Manamela, no friend of the Youth League, added, “We think it is quite unfortunate that when people have lost their lives and people are expecting that justice comes out of this process we choose to play cheap political games.” Asked why Mpofu is being accused of supporting the Friends of the Youth League when making widespread comments, Manamela said, “There is obviously a tighter link.”
He wouldn’t comment on the relationship between Malema’s coterie of sidelined Young Lions and Mpofu, but it was clear the YCL is against anyone who might endanger the chances of Zuma, who they have publicly backed.
Manamela, however, said the YCL does not support calls for laws specifically protecting the dignity of the president from insults. “People can differ with me and you can insult me as you like, but disrespect, that is not acceptable,” said the head of the Communist Party in The Star last week. The proposal, following on from the same idea from the KwaZulu-Natal SACP, drew widespread criticism including from Cosatu.
“We did not discuss the issue of a law to protect the president from insults,” said Manamela. “Our view is that there are laws to protect the dignity of every South African which includes the constitution of the republic… We have engaged with the general secretary of the communist party and he has not in any way suggested there should be a law that protects the president.”
Manamela called on all South Africans to build a culture of respect, but discounted the idea of legally punishing those who insult the office of the presidency. He said Nzimande’s comments had been misunderstood and distorted by the media. The SACP boss, said Manamela, had indicated to the YCL he would like South Africa to move past expressions and commentary like Brett Murray’s The Spear and Jonathan Shapiro’s Rape of Lady Justice through dialogue like that seen in the Social Cohesion Summit.
The YCL’s rejection of the insult laws shows it has some common sense, even if it had to wait for much of the country to first condemn the idea. Its position on Dali Mpofu, however, questions that rationality.
If anything, the high-profile advocate is burdened with an enormous workload in a discipline that’s not his forte at the Marikana Commission. The commission is currently trying to ascertain whether the police were culpable in the events up to and on 16 August and it is to be expected that he criticises the state. Daily Maverick readers might be disappointed at his performance so far, but it was Mpofu who put his hand up and said he will represent the workers in the biggest commission since the TRC.
It is laughable of the YCL to accuse him of playing cheap political games at the expense of the families involved.
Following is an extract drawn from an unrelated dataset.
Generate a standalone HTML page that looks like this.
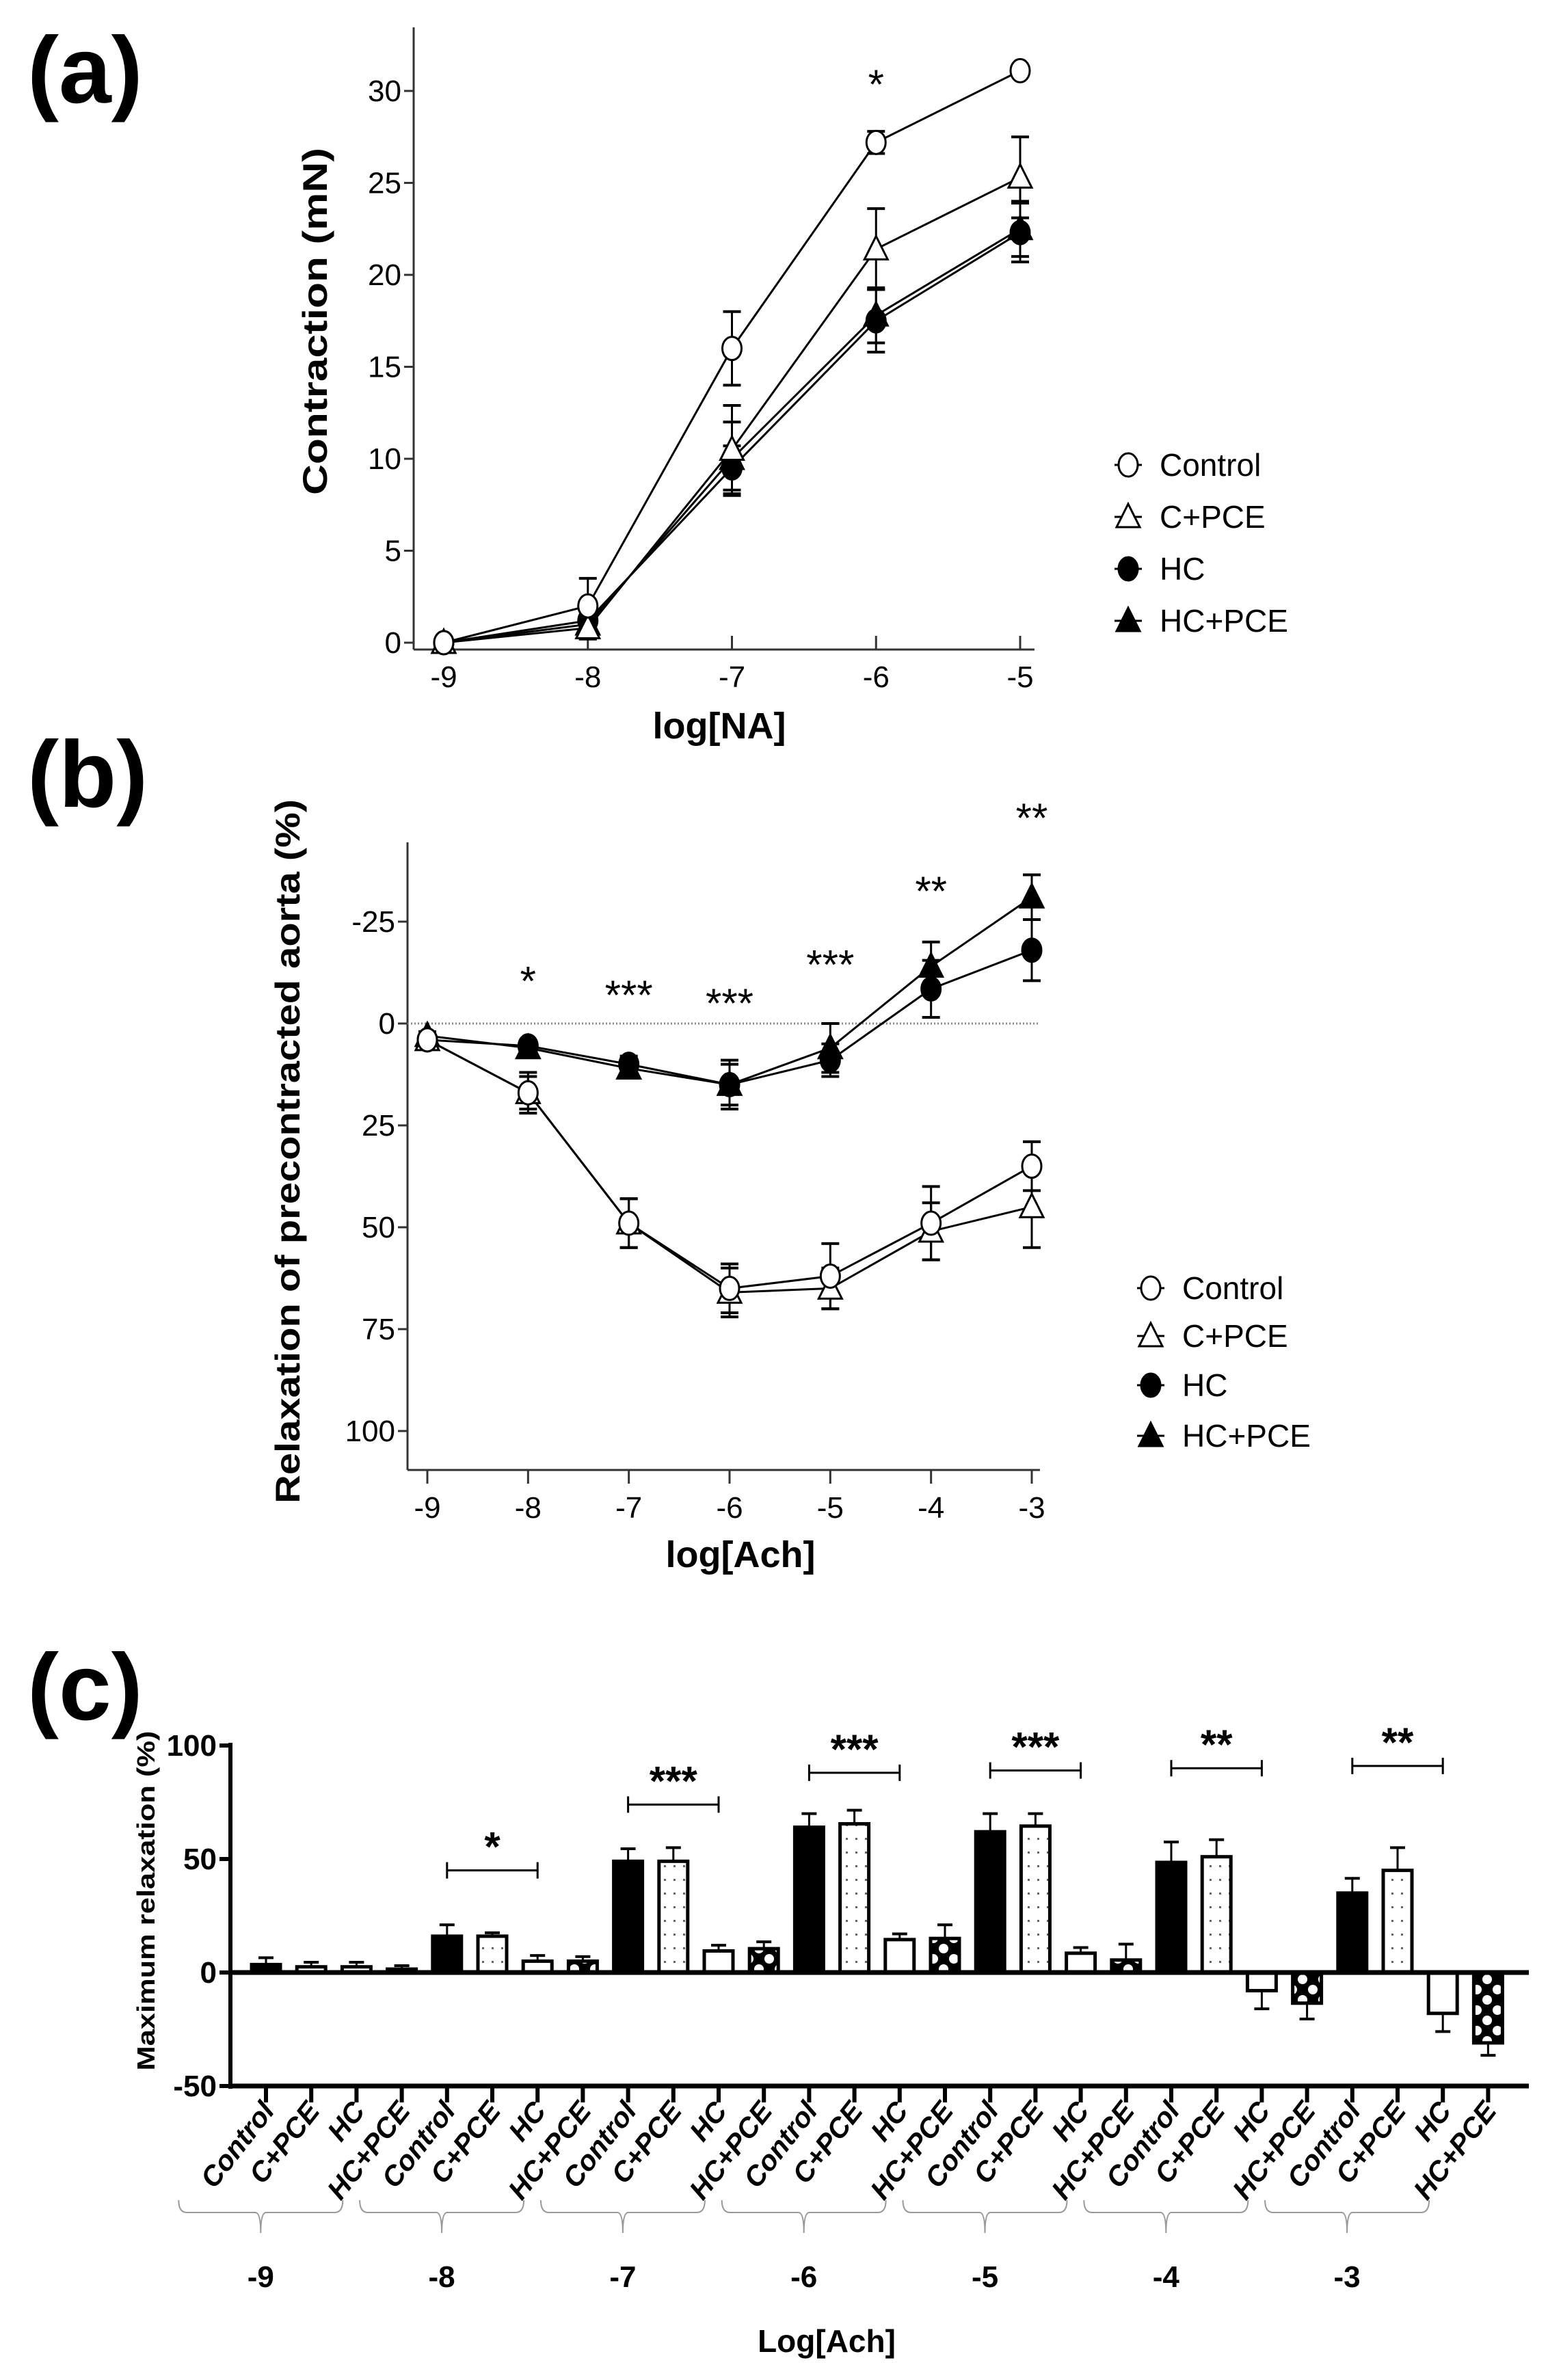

Distracted by Mangaung and shackled to President Zuma, the SACP and YCL have shown scant regard for workers during the most widespread industrial action in decades. Instead of aligning themselves with, or trying to recruit, workers who are looking for socialist alternatives, they sought to protect Zuma from criticism.
Mpofu represents 272 injured and arrested miners, while his colleagues are trying to grapple with almost 50 deaths; the effectiveness of Marikana Commission is increasingly viewed with scepticism while Mpofu is largely unpaid for his involvement. Meanwhile the YCL is spreading conspiracy theories about the Friends of the Youth League.
Cheap political games? Conspiracy? Whose? DM
Photo: National Secretary Buti Matamela (right) and Gauteng Provincial Secretary Alex Mashilo speak after the YCL national lekgotla. (Greg Nicolson)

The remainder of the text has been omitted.